REQUIREMENT> Shown below is a listing with pictures; reproduce exactly, and only, the lines between the ones containing "Generate a Python" and "color='#b9d0e8', edgecolor='none', zorder=2)", inclusive, leaving the pictures out.

[Charts and diagrams as code]
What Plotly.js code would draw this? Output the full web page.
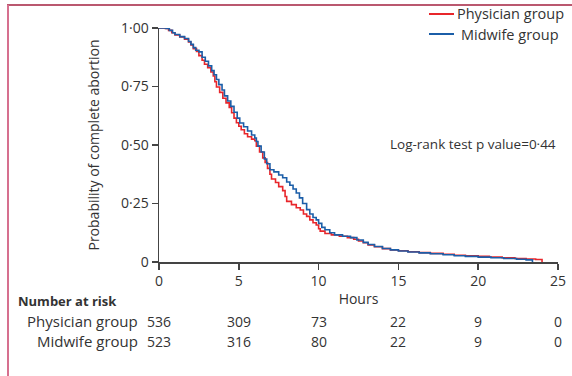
<!DOCTYPE html>
<html>
<head>
<meta charset="utf-8">
<script src="https://cdn.plot.ly/plotly-3.0.1.min.js"></script>
<style>
html,body{margin:0;padding:0;background:#fff;}
#chart{width:572px;height:376px;}
</style>
</head>
<body>
<div id="chart"></div>
<script>
// Kaplan-Meier style curves
const physicianTime = [0, 0.4, 0.6, 0.8, 1.0, 1.3, 1.6, 1.85, 2.0, 2.15, 2.35, 2.5, 2.7, 2.85, 3.05, 3.25, 3.4, 3.5, 3.6, 3.8, 4.0, 4.2, 4.4, 4.55, 4.7, 4.85, 5.0, 5.15, 5.35, 5.55, 5.8, 6.0, 6.1, 6.3, 6.5, 6.65, 6.8, 6.95, 7.05, 7.3, 7.5, 7.75, 7.9, 8.0, 8.3, 8.6, 8.85, 9.05, 9.25, 9.45, 9.65, 9.85, 10.0, 10.1, 10.4, 10.8, 11.3, 11.8, 12.2, 12.5, 12.8, 13.1, 13.5, 14.0, 14.5, 15.0, 15.6, 16.3, 17.0, 17.8, 18.5, 19.2, 20.0, 20.7, 21.5, 22.3, 23.0, 23.6, 24.0];
const physicianSurv = [1, 0.998, 0.99, 0.98, 0.97, 0.962, 0.952, 0.94, 0.928, 0.912, 0.9, 0.882, 0.862, 0.845, 0.83, 0.812, 0.795, 0.77, 0.748, 0.725, 0.7, 0.68, 0.66, 0.638, 0.615, 0.595, 0.58, 0.565, 0.548, 0.535, 0.525, 0.518, 0.495, 0.47, 0.445, 0.425, 0.4, 0.375, 0.355, 0.34, 0.322, 0.305, 0.28, 0.259, 0.245, 0.232, 0.222, 0.205, 0.195, 0.18, 0.168, 0.158, 0.142, 0.132, 0.122, 0.116, 0.11, 0.104, 0.097, 0.09, 0.082, 0.073, 0.065, 0.057, 0.052, 0.048, 0.044, 0.04, 0.037, 0.033, 0.029, 0.026, 0.024, 0.021, 0.018, 0.015, 0.013, 0.011, 0];
const midwifeTime = [0, 0.45, 0.65, 0.85, 1.0, 1.3, 1.6, 1.85, 2.0, 2.15, 2.3, 2.5, 2.7, 2.9, 3.1, 3.3, 3.45, 3.6, 3.75, 3.95, 4.1, 4.3, 4.5, 4.7, 4.9, 5.06, 5.3, 5.55, 5.8, 6.0, 6.1, 6.2, 6.4, 6.6, 6.75, 6.95, 7.2, 7.5, 7.75, 8.0, 8.2, 8.4, 8.6, 8.8, 9.0, 9.25, 9.45, 9.65, 9.85, 10.0, 10.2, 10.4, 10.7, 11.0, 11.5, 12.0, 12.4, 12.8, 13.1, 13.5, 14.0, 14.5, 15.0, 15.6, 16.3, 17.0, 17.8, 18.5, 19.2, 20.0, 20.8, 21.6, 22.4, 23.0, 23.4];
const midwifeSurv = [1, 0.998, 0.99, 0.98, 0.972, 0.963, 0.955, 0.942, 0.93, 0.916, 0.905, 0.898, 0.875, 0.858, 0.838, 0.818, 0.8, 0.78, 0.758, 0.735, 0.71, 0.688, 0.665, 0.64, 0.615, 0.594, 0.578, 0.56, 0.543, 0.53, 0.515, 0.495, 0.47, 0.44, 0.42, 0.394, 0.385, 0.372, 0.36, 0.342, 0.328, 0.312, 0.295, 0.274, 0.25, 0.224, 0.205, 0.19, 0.18, 0.165, 0.148, 0.138, 0.125, 0.116, 0.11, 0.104, 0.094, 0.084, 0.075, 0.066, 0.058, 0.052, 0.047, 0.043, 0.039, 0.035, 0.031, 0.027, 0.024, 0.021, 0.018, 0.015, 0.012, 0.009, 0];

const xTickVals = [0, 5, 10, 15, 20, 25];
const xTickText = ['0', '5', '10', '15', '20', '25'];
const yTickVals = [0, 0.25, 0.5, 0.75, 1];
const yTickText = ['0', '0·25', '0·50', '0·75', '1·00'];

const riskTimes = [0, 5, 10, 15, 20, 25];
const riskPhysician = [536, 309, 73, 22, 9, 0];
const riskMidwife = [523, 316, 80, 22, 9, 0];
const groupNames = ['Physician group', 'Midwife group'];
const groupColors = ['#e8262b', '#1b5ea8'];

const FONT = '"Open Sans", "Noto Sans", sans-serif';
const TXT = '#333333';
const W = 572, H = 376;
const M = {l: 159, r: 14, t: 28, b: 114};
const plotH = H - M.t - M.b;
const plotW = W - M.l - M.r;
const py = p => (H - M.b - p) / plotH;   // pixel y -> paper y
const px = p => (p - M.l) / plotW;       // pixel x -> paper x

const traces = [
  {x: physicianTime, y: physicianSurv, name: groupNames[0], type: 'scatter', mode: 'lines',
   line: {shape: 'hv', color: groupColors[0], width: 1.6}},
  {x: midwifeTime, y: midwifeSurv, name: groupNames[1], type: 'scatter', mode: 'lines',
   line: {shape: 'hv', color: groupColors[1], width: 1.6}}
];

const annotations = [];
const shapes = [
  {type: 'line', xref: 'paper', yref: 'paper', x0: px(7), x1: px(W + 5), y0: py(5), y1: py(5),
   line: {color: '#a3203f', width: 1.5}},
  {type: 'line', xref: 'paper', yref: 'paper', x0: px(8), x1: px(8), y0: py(5), y1: py(H + 5),
   line: {color: '#d6708f', width: 2}}
];

// legend (drawn by hand so it does not push the plot margins)
const legendRows = [14, 34];
groupNames.forEach((g, i) => {
  shapes.push({type: 'line', xref: 'paper', yref: 'paper', x0: px(429), x1: px(454),
    y0: py(legendRows[i]), y1: py(legendRows[i]), line: {color: groupColors[i], width: 2}});
  annotations.push({xref: 'paper', yref: 'paper', x: px(510), y: py(legendRows[i]), xanchor: 'center', yanchor: 'middle',
    text: g, showarrow: false, font: {family: FONT, size: 14.5, color: TXT}});
});

annotations.push({xref: 'x', yref: 'y', x: 25, y: 0.505, xanchor: 'right', yanchor: 'middle',
  text: 'Log-rank test p value=0·44', showarrow: false, font: {family: FONT, size: 13.5, color: TXT}});
annotations.push({xref: 'paper', yref: 'paper', x: px(16), y: py(301), xanchor: 'left', yanchor: 'middle',
  text: '<b>Number at risk</b>', showarrow: false, font: {family: FONT, size: 13, color: TXT}});
const rows = [[riskPhysician, 321], [riskMidwife, 341]];
rows.forEach((r, i) => {
  annotations.push({xref: 'paper', yref: 'paper', x: px(140), y: py(r[1]), xanchor: 'right', yanchor: 'middle',
    text: groupNames[i], showarrow: false, font: {family: FONT, size: 15, color: TXT}});
  riskTimes.forEach((t, j) => {
    annotations.push({xref: 'x', yref: 'paper', x: t, y: py(r[1]), xanchor: 'center', yanchor: 'middle',
      text: String(r[0][j]), showarrow: false, font: {family: FONT, size: 14, color: TXT}});
  });
});

const layout = {
  width: W, height: H,
  margin: M,
  paper_bgcolor: '#fff', plot_bgcolor: '#fff',
  font: {family: FONT, size: 14, color: TXT},
  showlegend: false,
  xaxis: {range: [0, 25], tickvals: xTickVals, ticktext: xTickText, showgrid: false, zeroline: false,
    showline: true, linecolor: '#444', linewidth: 1.5, ticks: 'outside', ticklen: 6, tickcolor: '#444', tickwidth: 1.5,
    tickfont: {family: FONT, size: 14, color: TXT},
    title: {text: 'Hours', font: {family: FONT, size: 14, color: TXT}, standoff: 5}},
  yaxis: {range: [0, 1], tickvals: yTickVals, ticktext: yTickText, showgrid: false, zeroline: false,
    showline: true, linecolor: '#444', linewidth: 1.5, ticks: 'outside', ticklen: 6, tickcolor: '#444', tickwidth: 1.5,
    tickfont: {family: FONT, size: 14, color: TXT},
    title: {text: 'Probability of complete abortion', font: {family: FONT, size: 14, color: TXT}, standoff: 18}},
  annotations: annotations,
  shapes: shapes
};

Plotly.newPlot('chart', traces, layout, {displayModeBar: false, staticPlot: true});
</script>
</body>
</html>
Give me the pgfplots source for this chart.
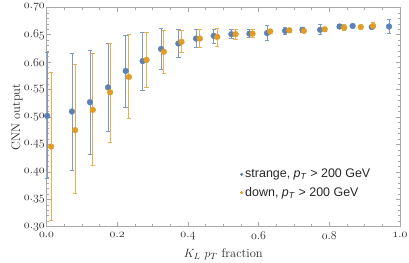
\documentclass[border=0pt]{standalone}
\usepackage{pgfplots}
\pgfplotsset{compat=1.18}
\usepackage{fontspec}
\newfontfamily\legendfont{Liberation Sans}
\definecolor{mblue}{HTML}{5E81B5}
\definecolor{morange}{HTML}{E19C24}
\definecolor{framegray}{HTML}{A8A8A8}
\newcommand\os[1]{$\mathnormal{#1}$}
\begin{document}
\begin{tikzpicture}
\begin{axis}[
  scale only axis,
  width=353.5bp, height=219.4bp,
  xmin=0, xmax=1, ymin=0.30, ymax=0.70,
  clip=false,
  axis line style={framegray, line width=0.6pt},
  every tick/.style={framegray, line width=0.5pt},
  major tick length=4.5bp, minor tick length=2.5bp,
  xtick pos=both, ytick pos=both,
  xticklabel pos=lower, yticklabel pos=left,
  xtick={0,0.2,0.4,0.6,0.8,1.0},
  xticklabels={\os{0.0},\os{0.2},\os{0.4},\os{0.6},\os{0.8},\os{1.0}},
  ytick={0.30,0.35,0.40,0.45,0.50,0.55,0.60,0.65,0.70},
  yticklabels={\os{0.30},\os{0.35},\os{0.40},\os{0.45},\os{0.50},\os{0.55},\os{0.60},\os{0.65},\os{0.70}},
  minor x tick num=3, minor y tick num=4,
  tick label style={font=\fontsize{12.5}{14}\selectfont, text=black!85},
  yticklabel style={inner sep=1pt, xshift=-0.5bp},
  xticklabel style={inner sep=1pt, yshift=-4bp},
  xlabel={$K_L$ $p_T$ fraction},
  ylabel={CNN output},
  label style={font=\fontsize{12.5}{14}\selectfont, text=black!85},
  xlabel style={at={(axis description cs:0.5,-0.127)}, anchor=center},
  ylabel style={yshift=-3bp},
  legend style={at={(0.547,0.272)}, anchor=north west, draw=none, fill=none,
    font=\legendfont\fontsize{12.5}{14}\selectfont, text=black!85, row sep=4bp, inner sep=0pt},
  legend cell align=left,
  legend image code/.code={\fill[#1] (0.15cm,0) circle (1.4pt);},
]
\coordinate (ll) at (rel axis cs:0,0);
\coordinate (ur) at (rel axis cs:1,1);
\addplot[only marks, mark=*, mark size=2.9pt, color=mblue,
  error bars/.cd, y dir=both, y explicit, error mark=|,
  error bar style={line width=0.9pt, mblue!80!white},
  error mark options={mark size=2.2pt, line width=0.9pt, mblue!80!white}]
table[x=x, y=y, y error plus=ep, y error minus=em]{
x y ep em
0.002 0.502 0.115 0.114
0.072 0.510 0.106 0.107
0.123 0.527 0.094 0.095
0.174 0.554 0.081 0.081
0.224 0.584 0.065 0.066
0.272 0.602 0.053 0.054
0.324 0.624 0.037 0.038
0.373 0.634 0.026 0.026
0.423 0.643 0.016 0.017
0.473 0.648 0.012 0.013
0.523 0.651 0.008 0.008
0.574 0.652 0.008 0.007
0.624 0.653 0.013 0.013
0.675 0.657 0.007 0.007
0.724 0.659 0.004 0.004
0.774 0.659 0.009 0.008
0.829 0.665 0.003 0.003
0.866 0.666 0.003 0.003
0.920 0.664 0.003 0.003
0.969 0.665 0.012 0.012
};
\addlegendentry{strange, \textit{p}\textsubscript{\textit{T}} > 200 GeV}
\addplot[only marks, mark=*, mark size=2.9pt, color=morange,
  error bars/.cd, y dir=both, y explicit, error mark=|,
  error bar style={line width=0.9pt, morange!80!white},
  error mark options={mark size=2.2pt, line width=0.9pt, morange!80!white}]
table[x=x, y=y, y error plus=ep, y error minus=em]{
x y ep em
0.013 0.446 0.135 0.134
0.081 0.476 0.119 0.116
0.131 0.513 0.102 0.102
0.180 0.545 0.090 0.092
0.233 0.573 0.077 0.075
0.283 0.604 0.051 0.051
0.332 0.619 0.038 0.040
0.382 0.637 0.020 0.020
0.434 0.643 0.016 0.016
0.483 0.646 0.016 0.017
0.535 0.651 0.009 0.009
0.583 0.652 0.007 0.007
0.633 0.656 0.003 0.003
0.687 0.658 0.003 0.003
0.728 0.657 0.003 0.003
0.787 0.660 0.004 0.004
0.842 0.663 0.006 0.006
0.889 0.664 0.003 0.003
0.924 0.666 0.006 0.005
};
\addlegendentry{down, \textit{p}\textsubscript{\textit{T}} > 200 GeV}
\end{axis}
\pgfresetboundingbox
\path[use as bounding box] ([shift={(-46.5bp,-36.3bp)}]ll) rectangle ([shift={(9bp,7.3bp)}]ur);
\end{tikzpicture}
\end{document}
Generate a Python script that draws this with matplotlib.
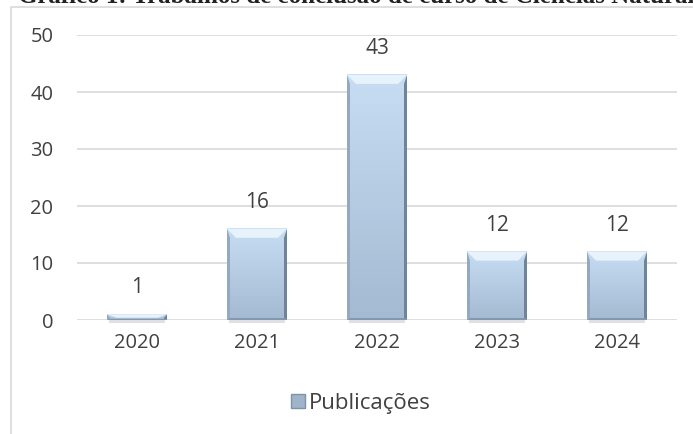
import numpy as np
import matplotlib.pyplot as plt
from matplotlib.patches import Polygon, Rectangle
from matplotlib.lines import Line2D
from matplotlib.colors import LinearSegmentedColormap

# dados do gráfico
anos = ['2020', '2021', '2022', '2023', '2024']
publicacoes = [1, 16, 43, 12, 12]
serie = 'Publicações'
titulo = 'Gráfico 1: Trabalhos de conclusão de curso de Ciências Naturais'

COR_TEXTO = '#404040'
COR_GRADE = '#d9d9d9'

plt.rcParams['font.family'] = ['Open Sans', 'DejaVu Sans']

fig = plt.figure(figsize=(6.93, 4.34), dpi=100)
W, H = 693, 434

# titulo cortado no topo
fig.text(18 / W, 1 - 3 / H, titulo, family='Liberation Serif', fontweight='bold',
         fontsize=18, color='#222222', va='baseline', ha='left')

# moldura da area do grafico (so esquerda e topo aparecem)
fig.add_artist(Line2D([11 / W, 11 / W, 1], [0, 1 - 7 / H, 1 - 7 / H],
                      transform=fig.transFigure, color=COR_GRADE, lw=1.2))

ax = fig.add_axes([77 / W, 1 - 320 / H, 600 / W, 285 / H])
x = np.arange(len(anos))
barras = ax.bar(x, publicacoes, width=0.5, color='#b9d0e8', edgecolor='none', zorder=2)

# tamanho de 1 pixel em unidades de dados
px_x = 1 / 120
px_y = 50 / 285

# efeito de bisel nas barras
gradiente = np.linspace(0, 1, 64).reshape(-1, 1)
cmap_face = LinearSegmentedColormap.from_list('face', ['#a3bad2', '#c6ddf3'])
for b in barras:
    x0, w, h = b.get_x(), b.get_width(), b.get_height()
    x1 = x0 + w
    lado = 3 * px_x
    topo_x = 9 * px_x
    topo_y = min(9 * px_y, h * 0.6)
    base = min(2 * px_y, h * 0.2)
    # sombra embaixo
    ax.add_patch(Rectangle((x0 + 2 * px_x, -2.5 * px_y), w - 4 * px_x, 2.5 * px_y,
                           facecolor='#c8ccd2', alpha=0.6, lw=0, zorder=1.9, clip_on=False))
    ax.imshow(gradiente, extent=(x0, x1, 0, h), origin='lower', cmap=cmap_face,
              aspect='auto', zorder=2.1)
    ax.add_patch(Polygon([(x0, 0), (x0, h), (x0 + lado, h - topo_y), (x0 + lado, base)],
                         facecolor='#93a9c0', lw=0, zorder=2.2))
    ax.add_patch(Polygon([(x1, 0), (x1, h), (x1 - lado, h - topo_y), (x1 - lado, base)],
                         facecolor='#6f8399', lw=0, zorder=2.2))
    ax.add_patch(Polygon([(x0, 0), (x1, 0), (x1 - lado, base), (x0 + lado, base)],
                         facecolor='#8397ad', lw=0, zorder=2.2))
    ax.add_patch(Polygon([(x0, h), (x1, h), (x1 - topo_x, h - topo_y), (x0 + topo_x, h - topo_y)],
                         facecolor='#e8f2fb', lw=0, zorder=2.3))
    ax.annotate(str(h), (x0 + w / 2, h), xytext=(0, 19), textcoords='offset points',
                ha='center', va='center', fontsize=15, color=COR_TEXTO)

ax.set_xlim(-0.5, len(anos) - 0.5)
ax.set_ylim(0, 50)
ax.set_yticks(range(0, 51, 10))
ax.set_xticks(x, anos)
ax.grid(axis='y', color=COR_GRADE, lw=1.2)
ax.set_axisbelow(True)
for s in ax.spines.values():
    s.set_visible(False)
ax.tick_params(length=0, labelsize=14.5, colors=COR_TEXTO)
ax.tick_params(axis='y', pad=17)
ax.tick_params(axis='x', pad=9)

# legenda
marcador = Rectangle((0, 0), 1, 1, facecolor='#9fb4ca', edgecolor='#7e92a8')
fig.legend([marcador], [serie], loc='center', bbox_to_anchor=(361 / W, 1 - 403 / H),
           frameon=False, fontsize=16, handlelength=0.6, handleheight=0.6,
           handletextpad=0.2, labelcolor=COR_TEXTO)

fig.savefig('out.png', dpi=100)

SOLUTION TO THE PROBLEM>
Generate a Python script that draws this with matplotlib.
import numpy as np
import matplotlib.pyplot as plt
from matplotlib.patches import Polygon, Rectangle
from matplotlib.lines import Line2D
from matplotlib.colors import LinearSegmentedColormap

# dados do gráfico
anos = ['2020', '2021', '2022', '2023', '2024']
publicacoes = [1, 16, 43, 12, 12]
serie = 'Publicações'
titulo = 'Gráfico 1: Trabalhos de conclusão de curso de Ciências Naturais'

COR_TEXTO = '#404040'
COR_GRADE = '#d9d9d9'

plt.rcParams['font.family'] = ['Open Sans', 'DejaVu Sans']

fig = plt.figure(figsize=(6.93, 4.34), dpi=100)
W, H = 693, 434

# titulo cortado no topo
fig.text(18 / W, 1 - 3 / H, titulo, family='Liberation Serif', fontweight='bold',
         fontsize=18, color='#222222', va='baseline', ha='left')

# moldura da area do grafico (so esquerda e topo aparecem)
fig.add_artist(Line2D([11 / W, 11 / W, 1], [0, 1 - 7 / H, 1 - 7 / H],
                      transform=fig.transFigure, color=COR_GRADE, lw=1.2))

ax = fig.add_axes([77 / W, 1 - 320 / H, 600 / W, 285 / H])
x = np.arange(len(anos))
barras = ax.bar(x, publicacoes, width=0.5, color='#b9d0e8', edgecolor='none', zorder=2)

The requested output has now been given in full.